#### DATA BLOCK

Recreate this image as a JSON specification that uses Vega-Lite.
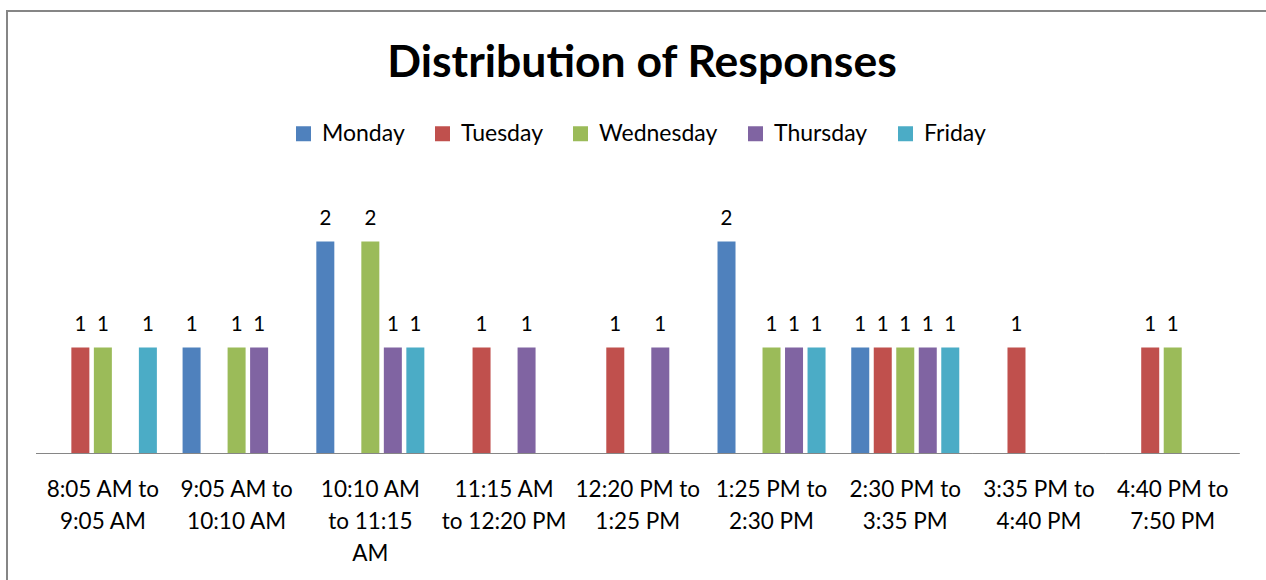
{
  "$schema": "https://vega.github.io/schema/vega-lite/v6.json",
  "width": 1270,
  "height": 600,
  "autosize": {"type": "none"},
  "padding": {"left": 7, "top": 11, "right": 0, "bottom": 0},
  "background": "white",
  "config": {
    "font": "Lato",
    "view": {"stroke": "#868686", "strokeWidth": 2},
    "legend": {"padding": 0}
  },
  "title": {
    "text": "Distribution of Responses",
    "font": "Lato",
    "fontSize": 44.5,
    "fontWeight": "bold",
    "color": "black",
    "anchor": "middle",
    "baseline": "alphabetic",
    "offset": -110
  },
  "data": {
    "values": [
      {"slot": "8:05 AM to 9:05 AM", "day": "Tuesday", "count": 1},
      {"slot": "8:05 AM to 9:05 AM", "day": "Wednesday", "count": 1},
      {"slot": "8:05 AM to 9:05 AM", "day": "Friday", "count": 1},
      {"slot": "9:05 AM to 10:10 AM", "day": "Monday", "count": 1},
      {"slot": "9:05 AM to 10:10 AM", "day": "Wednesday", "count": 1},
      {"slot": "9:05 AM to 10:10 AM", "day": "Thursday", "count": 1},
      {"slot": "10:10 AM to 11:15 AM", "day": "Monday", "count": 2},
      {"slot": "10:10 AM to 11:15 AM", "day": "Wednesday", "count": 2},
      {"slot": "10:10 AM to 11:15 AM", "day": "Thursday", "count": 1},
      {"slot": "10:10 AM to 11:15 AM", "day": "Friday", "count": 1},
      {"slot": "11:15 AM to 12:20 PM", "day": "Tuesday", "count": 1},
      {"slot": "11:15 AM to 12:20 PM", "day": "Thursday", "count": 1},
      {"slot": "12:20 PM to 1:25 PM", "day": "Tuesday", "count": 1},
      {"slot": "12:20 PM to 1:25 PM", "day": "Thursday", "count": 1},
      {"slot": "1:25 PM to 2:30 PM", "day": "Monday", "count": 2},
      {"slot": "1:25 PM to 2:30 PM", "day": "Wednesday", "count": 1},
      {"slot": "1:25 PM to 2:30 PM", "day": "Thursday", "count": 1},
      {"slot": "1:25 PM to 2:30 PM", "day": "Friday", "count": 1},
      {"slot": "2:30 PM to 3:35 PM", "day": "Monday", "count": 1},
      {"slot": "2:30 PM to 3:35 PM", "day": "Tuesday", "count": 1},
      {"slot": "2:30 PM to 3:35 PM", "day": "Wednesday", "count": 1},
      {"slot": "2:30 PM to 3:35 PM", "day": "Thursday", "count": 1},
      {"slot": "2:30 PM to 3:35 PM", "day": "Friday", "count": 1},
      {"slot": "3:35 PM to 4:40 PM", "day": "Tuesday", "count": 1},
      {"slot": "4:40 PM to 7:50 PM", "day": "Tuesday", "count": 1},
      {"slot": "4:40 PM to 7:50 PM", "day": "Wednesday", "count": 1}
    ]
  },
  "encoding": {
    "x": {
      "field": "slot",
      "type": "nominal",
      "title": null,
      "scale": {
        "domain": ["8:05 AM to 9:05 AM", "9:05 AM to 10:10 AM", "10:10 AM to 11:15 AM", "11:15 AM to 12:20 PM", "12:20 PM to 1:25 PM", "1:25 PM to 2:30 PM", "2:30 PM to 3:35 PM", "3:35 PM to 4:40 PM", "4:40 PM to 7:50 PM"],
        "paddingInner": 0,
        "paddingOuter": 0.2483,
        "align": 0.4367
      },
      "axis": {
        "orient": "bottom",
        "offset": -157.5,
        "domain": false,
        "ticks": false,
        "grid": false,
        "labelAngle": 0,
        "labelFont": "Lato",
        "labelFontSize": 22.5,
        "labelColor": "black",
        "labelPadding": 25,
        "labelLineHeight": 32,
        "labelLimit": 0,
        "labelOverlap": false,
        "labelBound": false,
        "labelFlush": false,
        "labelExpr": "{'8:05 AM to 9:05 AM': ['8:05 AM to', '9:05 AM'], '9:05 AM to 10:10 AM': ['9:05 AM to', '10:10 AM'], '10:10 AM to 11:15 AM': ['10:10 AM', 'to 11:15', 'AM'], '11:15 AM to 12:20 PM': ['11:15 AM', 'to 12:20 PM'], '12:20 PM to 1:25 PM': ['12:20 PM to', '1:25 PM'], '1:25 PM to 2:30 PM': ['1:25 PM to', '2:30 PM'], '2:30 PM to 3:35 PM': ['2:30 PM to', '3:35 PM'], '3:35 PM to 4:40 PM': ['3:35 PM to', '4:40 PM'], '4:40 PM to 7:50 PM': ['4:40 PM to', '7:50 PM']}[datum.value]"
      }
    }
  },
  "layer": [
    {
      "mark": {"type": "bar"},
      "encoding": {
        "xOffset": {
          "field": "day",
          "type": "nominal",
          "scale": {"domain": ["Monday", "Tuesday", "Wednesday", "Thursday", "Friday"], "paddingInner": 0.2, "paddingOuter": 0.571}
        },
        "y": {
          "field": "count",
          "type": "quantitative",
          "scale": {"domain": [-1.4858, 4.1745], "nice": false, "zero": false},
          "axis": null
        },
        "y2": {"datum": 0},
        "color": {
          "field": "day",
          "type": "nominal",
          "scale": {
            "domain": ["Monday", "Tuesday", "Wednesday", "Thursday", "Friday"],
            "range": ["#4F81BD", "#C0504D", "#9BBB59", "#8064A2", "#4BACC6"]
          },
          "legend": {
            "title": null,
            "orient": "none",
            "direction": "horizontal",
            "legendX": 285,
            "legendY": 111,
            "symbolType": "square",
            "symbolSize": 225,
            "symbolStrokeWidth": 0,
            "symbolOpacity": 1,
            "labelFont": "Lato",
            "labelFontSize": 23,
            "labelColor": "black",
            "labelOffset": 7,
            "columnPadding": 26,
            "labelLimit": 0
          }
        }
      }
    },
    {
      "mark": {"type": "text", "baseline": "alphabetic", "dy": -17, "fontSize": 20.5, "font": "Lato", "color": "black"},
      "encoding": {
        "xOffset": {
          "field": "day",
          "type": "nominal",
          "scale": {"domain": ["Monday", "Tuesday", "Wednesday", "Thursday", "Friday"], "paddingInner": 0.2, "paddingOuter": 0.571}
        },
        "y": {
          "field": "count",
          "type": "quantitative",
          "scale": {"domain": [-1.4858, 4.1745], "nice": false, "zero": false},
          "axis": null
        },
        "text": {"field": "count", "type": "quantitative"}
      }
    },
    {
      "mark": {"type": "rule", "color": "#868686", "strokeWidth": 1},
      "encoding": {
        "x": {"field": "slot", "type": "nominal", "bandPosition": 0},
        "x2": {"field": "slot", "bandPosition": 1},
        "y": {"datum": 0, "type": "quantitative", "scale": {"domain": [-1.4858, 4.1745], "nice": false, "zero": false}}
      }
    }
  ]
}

#### GIVEN EXERCISE
Quote every line word for word and keep the images out of the copy.

#### EXERCISE OUTPUT
Recreate this image as a JSON specification that uses Vega-Lite.
{
  "$schema": "https://vega.github.io/schema/vega-lite/v6.json",
  "width": 1270,
  "height": 600,
  "autosize": {"type": "none"},
  "padding": {"left": 7, "top": 11, "right": 0, "bottom": 0},
  "background": "white",
  "config": {
    "font": "Lato",
    "view": {"stroke": "#868686", "strokeWidth": 2},
    "legend": {"padding": 0}
  },
  "title": {
    "text": "Distribution of Responses",
    "font": "Lato",
    "fontSize": 44.5,
    "fontWeight": "bold",
    "color": "black",
    "anchor": "middle",
    "baseline": "alphabetic",
    "offset": -110
  },
  "data": {
    "values": [
      {"slot": "8:05 AM to 9:05 AM", "day": "Tuesday", "count": 1},
      {"slot": "8:05 AM to 9:05 AM", "day": "Wednesday", "count": 1},
      {"slot": "8:05 AM to 9:05 AM", "day": "Friday", "count": 1},
      {"slot": "9:05 AM to 10:10 AM", "day": "Monday", "count": 1},
      {"slot": "9:05 AM to 10:10 AM", "day": "Wednesday", "count": 1},
      {"slot": "9:05 AM to 10:10 AM", "day": "Thursday", "count": 1},
      {"slot": "10:10 AM to 11:15 AM", "day": "Monday", "count": 2},
      {"slot": "10:10 AM to 11:15 AM", "day": "Wednesday", "count": 2},
      {"slot": "10:10 AM to 11:15 AM", "day": "Thursday", "count": 1},
      {"slot": "10:10 AM to 11:15 AM", "day": "Friday", "count": 1},
      {"slot": "11:15 AM to 12:20 PM", "day": "Tuesday", "count": 1},
      {"slot": "11:15 AM to 12:20 PM", "day": "Thursday", "count": 1},
      {"slot": "12:20 PM to 1:25 PM", "day": "Tuesday", "count": 1},
      {"slot": "12:20 PM to 1:25 PM", "day": "Thursday", "count": 1},
      {"slot": "1:25 PM to 2:30 PM", "day": "Monday", "count": 2},
      {"slot": "1:25 PM to 2:30 PM", "day": "Wednesday", "count": 1},
      {"slot": "1:25 PM to 2:30 PM", "day": "Thursday", "count": 1},
      {"slot": "1:25 PM to 2:30 PM", "day": "Friday", "count": 1},
      {"slot": "2:30 PM to 3:35 PM", "day": "Monday", "count": 1},
      {"slot": "2:30 PM to 3:35 PM", "day": "Tuesday", "count": 1},
      {"slot": "2:30 PM to 3:35 PM", "day": "Wednesday", "count": 1},
      {"slot": "2:30 PM to 3:35 PM", "day": "Thursday", "count": 1},
      {"slot": "2:30 PM to 3:35 PM", "day": "Friday", "count": 1},
      {"slot": "3:35 PM to 4:40 PM", "day": "Tuesday", "count": 1},
      {"slot": "4:40 PM to 7:50 PM", "day": "Tuesday", "count": 1},
      {"slot": "4:40 PM to 7:50 PM", "day": "Wednesday", "count": 1}
    ]
  },
  "encoding": {
    "x": {
      "field": "slot",
      "type": "nominal",
      "title": null,
      "scale": {
        "domain": ["8:05 AM to 9:05 AM", "9:05 AM to 10:10 AM", "10:10 AM to 11:15 AM", "11:15 AM to 12:20 PM", "12:20 PM to 1:25 PM", "1:25 PM to 2:30 PM", "2:30 PM to 3:35 PM", "3:35 PM to 4:40 PM", "4:40 PM to 7:50 PM"],
        "paddingInner": 0,
        "paddingOuter": 0.2483,
        "align": 0.4367
      },
      "axis": {
        "orient": "bottom",
        "offset": -157.5,
        "domain": false,
        "ticks": false,
        "grid": false,
        "labelAngle": 0,
        "labelFont": "Lato",
        "labelFontSize": 22.5,
        "labelColor": "black",
        "labelPadding": 25,
        "labelLineHeight": 32,
        "labelLimit": 0,
        "labelOverlap": false,
        "labelBound": false,
        "labelFlush": false,
        "labelExpr": "{'8:05 AM to 9:05 AM': ['8:05 AM to', '9:05 AM'], '9:05 AM to 10:10 AM': ['9:05 AM to', '10:10 AM'], '10:10 AM to 11:15 AM': ['10:10 AM', 'to 11:15', 'AM'], '11:15 AM to 12:20 PM': ['11:15 AM', 'to 12:20 PM'], '12:20 PM to 1:25 PM': ['12:20 PM to', '1:25 PM'], '1:25 PM to 2:30 PM': ['1:25 PM to', '2:30 PM'], '2:30 PM to 3:35 PM': ['2:30 PM to', '3:35 PM'], '3:35 PM to 4:40 PM': ['3:35 PM to', '4:40 PM'], '4:40 PM to 7:50 PM': ['4:40 PM to', '7:50 PM']}[datum.value]"
      }
    }
  },
  "layer": [
    {
      "mark": {"type": "bar"},
      "encoding": {
        "xOffset": {
          "field": "day",
          "type": "nominal",
          "scale": {"domain": ["Monday", "Tuesday", "Wednesday", "Thursday", "Friday"], "paddingInner": 0.2, "paddingOuter": 0.571}
        },
        "y": {
          "field": "count",
          "type": "quantitative",
          "scale": {"domain": [-1.4858, 4.1745], "nice": false, "zero": false},
          "axis": null
        },
        "y2": {"datum": 0},
        "color": {
          "field": "day",
          "type": "nominal",
          "scale": {
            "domain": ["Monday", "Tuesday", "Wednesday", "Thursday", "Friday"],
            "range": ["#4F81BD", "#C0504D", "#9BBB59", "#8064A2", "#4BACC6"]
          },
          "legend": {
            "title": null,
            "orient": "none",
            "direction": "horizontal",
            "legendX": 285,
            "legendY": 111,
            "symbolType": "square",
            "symbolSize": 225,
            "symbolStrokeWidth": 0,
            "symbolOpacity": 1,
            "labelFont": "Lato",
            "labelFontSize": 23,
            "labelColor": "black",
            "labelOffset": 7,
            "columnPadding": 26,
            "labelLimit": 0
          }
        }
      }
    },
    {
      "mark": {"type": "text", "baseline": "alphabetic", "dy": -17, "fontSize": 20.5, "font": "Lato", "color": "black"},
      "encoding": {
        "xOffset": {
          "field": "day",
          "type": "nominal",
          "scale": {"domain": ["Monday", "Tuesday", "Wednesday", "Thursday", "Friday"], "paddingInner": 0.2, "paddingOuter": 0.571}
        },
        "y": {
          "field": "count",
          "type": "quantitative",
          "scale": {"domain": [-1.4858, 4.1745], "nice": false, "zero": false},
          "axis": null
        },
        "text": {"field": "count", "type": "quantitative"}
      }
    },
    {
      "mark": {"type": "rule", "color": "#868686", "strokeWidth": 1},
      "encoding": {
        "x": {"field": "slot", "type": "nominal", "bandPosition": 0},
        "x2": {"field": "slot", "bandPosition": 1},
        "y": {"datum": 0, "type": "quantitative", "scale": {"domain": [-1.4858, 4.1745], "nice": false, "zero": false}}
      }
    }
  ]
}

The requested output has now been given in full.